Her latest works, presented at the group exhibition held at Arte Forest Gallery (Insadong 5-gil 12) on September 8, confront the urgency of climate change and the quiet disappearance of endangered species. At the heart of her vision is the tiger—rendered not as a fearsome predator, but as a whimsical, gentle figure. Her “Blue Tiger” recalls the folk motifs of Kkachi-Horang-i (Magpie and Tiger) paintings, yet stripped of their traditional ferocity.
Instead, her tigers embody warmth, irony, and longing. “I began to ask myself: what survival strategy remains for animals on the brink of extinction?” Lee reflects. “In a paradoxical way, the tiger wishes to become a pet.” Today, she points out, the most populous creatures after humans are domesticated animals—dogs and cats. By recasting the tiger as a playful companion, Lee lays bare the absurdity of survival in a world shaped by human desire. The ornament hanging from the tiger’s neck becomes a sharp metaphor for that desire. “It is ultimately human greed that has brought the earth to this state,” Lee explains. “In my paintings, I wanted to capture the tension between consumption and restraint, between destruction and coexistence.”
Her art draws strength from her surroundings.
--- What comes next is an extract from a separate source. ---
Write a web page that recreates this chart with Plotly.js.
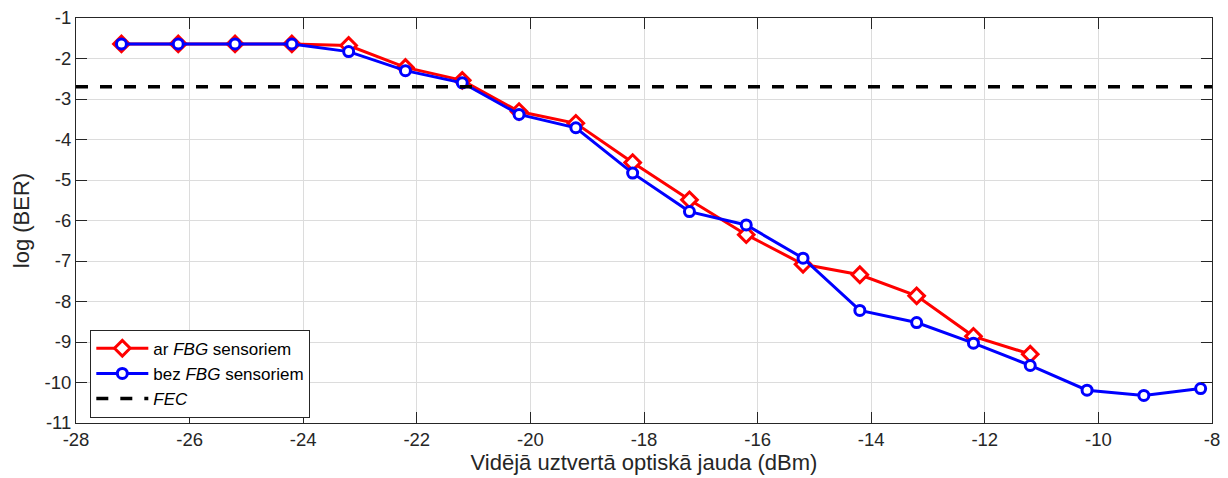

Living and working in a studio immersed in nature, Lee describes her daily walks along mountain paths as essential to her practice.
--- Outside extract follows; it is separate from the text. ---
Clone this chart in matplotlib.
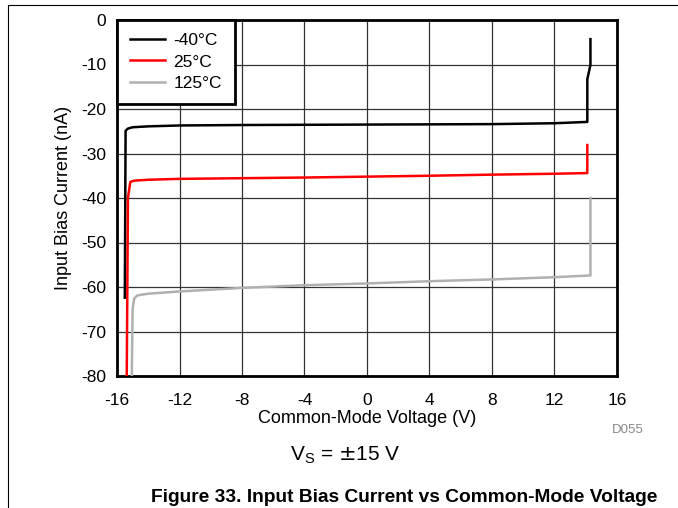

“The flowers, birds, and fish I encounter enter my paintings and form an entire universe of their own,” she says.
By grounding her compositions in traditional lacquer techniques on hemp cloth (geonchil), Lee links Korean materials and aesthetics with contemporary ecological narratives.

Her work is not a repetition of folk tradition but a reimagining—a modern expansion of the folk painting spirit. Lee Young-sil’s tiger is no longer a solitary beast of the mountains, but a symbolic being that searches for coexistence in the era of climate crisis. It embodies both fragility and resilience, reminding us that the fate of the natural world is inseparable from our own.